GapKFold

This page describes K-fold and how to use gaps with it for time series.

The cross-validation known as K-Fold may be the most wildly used cross-validation method in machine learning. It devides the sample into \(K\) folds and each time uses \(K-1\) folds as training set and the remaining 1 fold as test set. There are \(K\) different test sets in all. To ensure that the every group of \(K\) data points has equal chance of being choosed, the sample is shuffled before hand. Since \(K \ll C_n^p\), it be more efficient than leave-p-out.

../_images/k-fold.svg

For time series cross-validation, the shuffle procedure is inappropriate. We simply add gaps on both sides of the test fold. The gaps are borrowed from neighouring training folds. That is the neighouring training folds lose some sample points.

../_images/gap_k-fold.svg

The following code snippet produces the cross-validation setup of the above image.
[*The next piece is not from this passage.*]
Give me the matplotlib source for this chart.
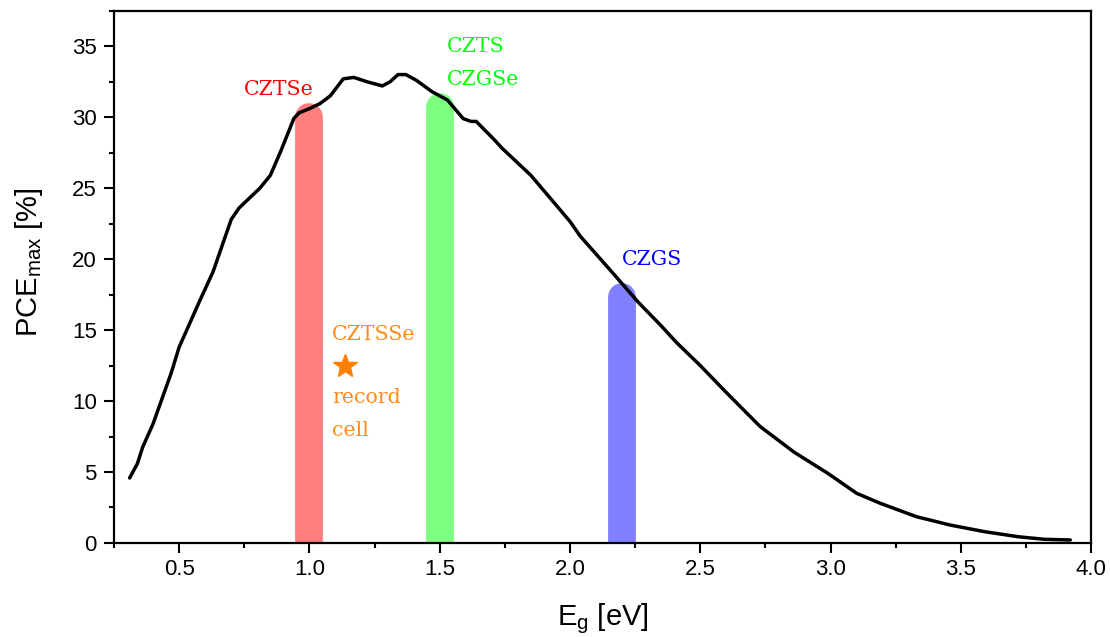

Notice how the gap size before the test set can be different from the gap coming after:

>>> from tscv import GapKFold
>>> cv = GapKFold(n_splits=5, gap_before=2, gap_after=1)
>>> for train, test in cv.split(range(10)):
...     print("train:", train, "test:", test)
...
train: [3 4 5 6 7 8 9]   test: [0 1]
train: [5 6 7 8 9]       test: [2 3]
train: [0 1 7 8 9]       test: [4 5]
train: [0 1 2 3 9]       test: [6 7]
train: [0 1 2 3 4 5]     test: [8 9]

In the code sample, GapKFold is a class provided by this package. It has a split method, which takes in the whole data set and produce the training and test sets indices.

Tip

By calling the split method directly, you can verify whether your configuration is what you desire. In practice, you will not use these indices directly though. Rather, you will send an instance of GapKFold as argument to a scikit-learn cross-validator.